LEVON BAĞIŞ

Levon Bağış

OBUR

Çay keyfi

Çayın rengi ne kadar güzel,
Sabah sabah,
Açık havada!
Hava ne kadar güzel!
Oğlan çocuk ne kadar güzel!
Çay ne kadar güzel! 

Orhan Veli Kanık

 

 Mamam eve girer girmez, daha mantosunu çıkarmadan çayın suyunu koyardı. Bağlarbaşında’ki evde cam kenarında pötibörle çay keyfi yaptığını da hatırlarım hayal meyal.

Çernobil zamanı bizim çayları değil de ithal çayları içerken pek mutlu değildi, çünkü kendi harmanını yapmayı severdi.

Ben şimdi şarap derslerinde şarapları harmanlamayı anlatırken mamamın yaptığı çay harmanından söz ederim. Bol miktarda Rize çayı, biraz kaçak çay ve en sonunda koku vermesi için biraz da bergamot aromalı ‘earl grey’ çay koyardı.

Şarapta da istediğimiz lezzeti yakalamak için, farklı üzümlerden yapılmış, farklı tat profillerine sahip şarapları harmanlıyoruz.

Neredeyse her gıda gibi çayın da tarihi epey karmaşık. Hindistan’ın sömürge haline getirilmesinin hatta koca ülkenin bir şirket tarafından yönetilmesinin nedeni çay.

Amerika’nın bağımsızlık kazanma serüveninin en önemli dönüm noktası yine çayla, çaydan alınan vergilerle alakalı. Boston limanına gelen yüksek vergili çayların İngiliz hükümetini protesto etmek için limandan denize dökülmesi, Boston Çay Partisi olarak adlandırılmışt. Bu olay Amerika için bağımsızlık mücadelesinin başlangıcı sayılıyor.

Bizim ise neredeyse millî içeceğimiz çay. Türkiye’de sudan sonra en fazla tüketilen içecek... Ama öyle yüzyıllardır çay içiyor değiliz.

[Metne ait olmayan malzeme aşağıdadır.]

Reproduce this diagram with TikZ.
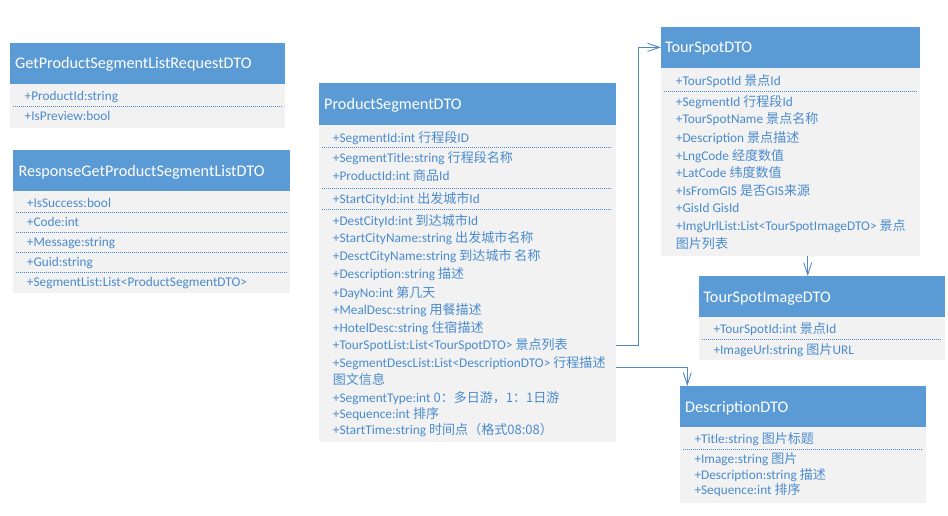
\documentclass[tikz,border=0pt]{standalone}
\usepackage{fontspec}
\setmainfont{Carlito}
\newfontfamily\cjk[Scale=0.98]{Noto Sans CJK SC}
\usetikzlibrary{arrows.meta}
\definecolor{hdr}{HTML}{5B9BD5}
\definecolor{bodyc}{HTML}{F2F2F2}
\definecolor{txtc}{HTML}{4A8BCD}
\definecolor{connc}{HTML}{5088C4}
\newcommand\zhx[1]{{\cjk #1}}
\begin{document}
\begin{tikzpicture}[x=1pt,y=-1pt,
  hdrbox/.style={fill=hdr, draw=none, anchor=north west, inner sep=0pt},
  bodybox/.style={fill=bodyc, draw=none, anchor=north west, inner sep=0pt},
  ttl/.style={anchor=base west, text=white, font=\fontsize{16.2}{19}\selectfont, inner sep=0pt},
  rowtxt/.style={anchor=base west, text=txtc, font=\fontsize{13.3}{16}\selectfont, inner sep=0pt},
  sepline/.style={draw=txtc, line width=0.7pt, dash pattern=on 1pt off 1pt},
  conn/.style={draw=connc, line width=0.9pt},
  arr/.style={-{Straight Barb[length=12pt,width=8pt,line width=0.9pt]}}
]
\useasboundingbox[fill=white] (0,0) rectangle (948,516);

% ---------- GetProductSegmentListRequestDTO
\node[hdrbox, minimum width=275pt, minimum height=41.3pt] (h1) at (10,42.7) {};
\node[bodybox, minimum width=275pt, minimum height=43.7pt] (b1) at (10,84) {};
\node[ttl] (t1) at (15,69) {GetProductSegmentListRequestDTO};
\node[rowtxt] (r1a) at (24.5,100.7) {+ProductId:string};
\node[rowtxt] (r1b) at (24.5,120.7) {+IsPreview:bool};
\draw[sepline] (13,106.3) -- (282,106.3);

% ---------- ResponseGetProductSegmentListDTO
\node[hdrbox, minimum width=277.3pt, minimum height=41pt] (h2) at (12.7,150) {};
\node[bodybox, minimum width=277.3pt, minimum height=102pt] (b2) at (12.7,191) {};
\node[ttl] (t2) at (18.3,176.2) {ResponseGetProductSegmentListDTO};
\node[rowtxt] (r2a) at (26.7,207.7) {+IsSuccess:bool};
\node[rowtxt] (r2b) at (26.7,226.7) {+Code:int};
\node[rowtxt] (r2c) at (26.7,246.7) {+Message:string};
\node[rowtxt] (r2d) at (26.7,266.7) {+Guid:string};
\node[rowtxt] (r2e) at (26.7,286.7) {+SegmentList:List<ProductSegmentDTO>};
\foreach \yy in {212.3,232.3,252.3,272.3} \draw[sepline] (15.5,\yy) -- (286,\yy);

% ---------- ProductSegmentDTO
\node[hdrbox, minimum width=296.7pt, minimum height=42pt] (h3) at (319,83) {};
\node[bodybox, minimum width=296.7pt, minimum height=316.7pt] (b3) at (319,125) {};
\node[ttl] (t3) at (324,109.7) {ProductSegmentDTO};
\node[rowtxt] (r3a) at (332.7,142.4) {+SegmentId:int \zhx{行程段}ID};
\node[rowtxt] (r3b) at (332.7,163) {+SegmentTitle:string \zhx{行程段名称}};
\node[rowtxt] (r3c) at (332.7,180.7) {+ProductId:int \zhx{商品}Id};
\node[rowtxt] (r3d) at (332.7,203.7) {+StartCityId:int \zhx{出发城市}Id};
\node[rowtxt] (r3e) at (332.7,225.4) {+DestCityId:int \zhx{到达城市}Id};
\node[rowtxt] (r3f) at (332.7,242.7) {+StartCityName:string \zhx{出发城市名称}};
\node[rowtxt] (r3g) at (332.7,260.4) {+DesctCityName:string \zhx{到达城市 名称}};
\node[rowtxt] (r3h) at (332.7,278.7) {+Description:string \zhx{描述}};
\node[rowtxt] (r3i) at (332.7,297) {+DayNo:int \zhx{第几天}};
\node[rowtxt] (r3j) at (332.7,314.7) {+MealDesc:string \zhx{用餐描述}};
\node[rowtxt] (r3k) at (332.7,332.7) {+HotelDesc:string \zhx{住宿描述}};
\node[rowtxt] (r3tsl) at (332.7,349.7) {+TourSpotList:List<TourSpotDTO> \zhx{景点列表}};
\node[rowtxt] (r3m) at (332.7,367.4) {+SegmentDescList:List<DescriptionDTO> \zhx{行程描述}};
\node[rowtxt] (r3n) at (332.7,384.7) {\zhx{图文信息}};
\node[rowtxt] (r3o) at (332.7,402) {+SegmentType:int \zhx{0：多日游，1：1日游}};
\node[rowtxt] (r3p) at (332.7,418) {+Sequence:int \zhx{排序}};
\node[rowtxt] (r3q) at (332.7,434.7) {+StartTime:string \zhx{时间点（格式08:08）}};
\foreach \yy in {147.7,188.3,209.3} \draw[sepline] (322,\yy) -- (612,\yy);

% ---------- TourSpotDTO
\node[hdrbox, minimum width=259pt, minimum height=41pt] (h4) at (661,26.7) {};
\node[bodybox, minimum width=259pt, minimum height=188pt] (b4) at (661,67.7) {};
\node[ttl] (t4) at (665,52.9) {TourSpotDTO};
\node[rowtxt] (r4a) at (675.7,85.4) {+TourSpotId \zhx{景点}Id};
\node[rowtxt] (r4b) at (675.7,106.4) {+SegmentId \zhx{行程段}Id};
\node[rowtxt] (r4c) at (675.7,124) {+TourSpotName \zhx{景点名称}};
\node[rowtxt] (r4d) at (675.7,142.4) {+Description \zhx{景点描述}};
\node[rowtxt] (r4e) at (675.7,160.4) {+LngCode \zhx{经度数值}};
\node[rowtxt] (r4f) at (675.7,178) {+LatCode \zhx{纬度数值}};
\node[rowtxt] (r4g) at (675.7,195.7) {+IsFromGIS \zhx{是否}GIS\zhx{来源}};
\node[rowtxt] (r4h) at (675.7,212.4) {+GisId GisId};
\node[rowtxt] (r4i) at (675.7,230.7) {+ImgUrlList:List<TourSpotImageDTO> \zhx{景点}};
\node[rowtxt] (r4j) at (675.7,248) {\zhx{图片列表}};
\draw[sepline] (664,91) -- (918,91);

% ---------- TourSpotImageDTO
\node[hdrbox, minimum width=246pt, minimum height=40.7pt] (h5) at (699,276) {};
\node[bodybox, minimum width=246pt, minimum height=42.6pt] (b5) at (699,316.7) {};
\node[ttl] (t5) at (703.3,302) {TourSpotImageDTO};
\node[rowtxt] (r5a) at (713.3,333.7) {+TourSpotId:int \zhx{景点}Id};
\node[rowtxt] (r5b) at (713.3,354) {+ImageUrl:string \zhx{图片}URL};
\draw[sepline] (702,339.3) -- (942,339.3);

% ---------- DescriptionDTO
\node[hdrbox, minimum width=245.7pt, minimum height=40.7pt] (h6) at (680,386) {};
\node[bodybox, minimum width=245.7pt, minimum height=75.6pt] (b6) at (680,426.7) {};
\node[ttl] (t6) at (685,412) {DescriptionDTO};
\node[rowtxt] (r6a) at (694.3,443.7) {+Title:string \zhx{图片标题}};
\node[rowtxt] (r6b) at (694.3,463.7) {+Image:string \zhx{图片}};
\node[rowtxt] (r6c) at (694.3,479.7) {+Description:string \zhx{描述}};
\node[rowtxt] (r6d) at (694.3,494.7) {+Sequence:int \zhx{排序}};
\draw[sepline] (683,449.3) -- (922,449.3);

% ---------- connectors
\coordinate (a1) at (r3tsl.east -| b3.east);
\draw[conn,arr] (a1) -- ++(22.5,0) |- (h4.west);
\coordinate (a2) at ([xshift=17pt]b4.south);
\draw[conn,arr] (a2) -- (a2 |- h5.north);
\coordinate (a3) at ([yshift=-4pt]r3m.east -| b3.east);
\coordinate (a3e) at ([xshift=7.3pt]h6.north west);
\draw[conn,arr] (a3) -| (a3e);
\end{tikzpicture}
\end{document}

Çayın memlekete gelmesi, Cumhuriyet sonrası. Osmanlı döneminde Bursa’da denenmiş olsa da iyi sonuç vermemiş ve bu sevdadan vazgeçilmiş. Rize’de yatiştirilmesine ön ayak olan kişi ise, ziraatçi Zihni Derin. Gürcistan’da bol miktarda yetişen çayın Türkiye’nin Karadeniz bölgesinde yetiştirilmesi için, Zihni Bey çok emek harcar. Emekleri başta boşa çıksa da, İsmet İnönü çalışmaları beğenince bölgede çay faaliyeti yoğunlaşır. Ama klasik devlet kafası bu sefer çayın kalitesine bakmadan alım yapmaya başlayınca, yeni oluşmakta olan çay tarlaları sorun yaratmaya başlar.

Zihni Bey makasla toplandığında kalitenin düşeceğini anlatmak için çok çaba sarfeder ve bölgede istenmeyen adam haline gelir. 1950 yılında bağımsız milletvekili adayı olarak bu işe müdahale etmeye çalışsa da işe yaramaz. Onun yerine iki eski futbolcu bölgeden milletvekili seçilir. Uzun süre unutulan Zihni Bey’i devlet 1964 yılında hatırlar; ödül vermek için onu Ankara’ya çağırırlar. Törenin ardından, zamanın Tarım Bakanı Bülent Ecevit’in aracı geri geri giderken Zihni Derin’e çarpar. Kalça kemiği kırılan Zihni Bey, bir sene içinde hayatını kaybeder.

Bir kişi bütün bölgenin kaderini değiştirmiştir ama yeterli desteği göremediği için, üretilen çayın kalitesini yükseltemez.

Bugün dünyanın en fazla çay tüketen ülkelerinden biri olmamıza rağmen çayımızın kalitesinin pek de matah olmamasının hikâyesi, aslında Zihni Bey’in trajik hikâyesidir.

İzin verilse, Zihni Bey’in hayal ettiği gibi, çay bitkisinin sadece üstteki iki yaprak ve bir filizden oluşan yaprakları yani iki buçuk filiz elle toplanıyor olsaydı, belki de dünyanın en kaliteli çaylarını içiyor olacaktık. Olmadı...

Elinize ince belli bardakta tavşan kanı çayınızı aldığınızda Zihni Bey’i hatırlayın. En azından bunu hak ediyor.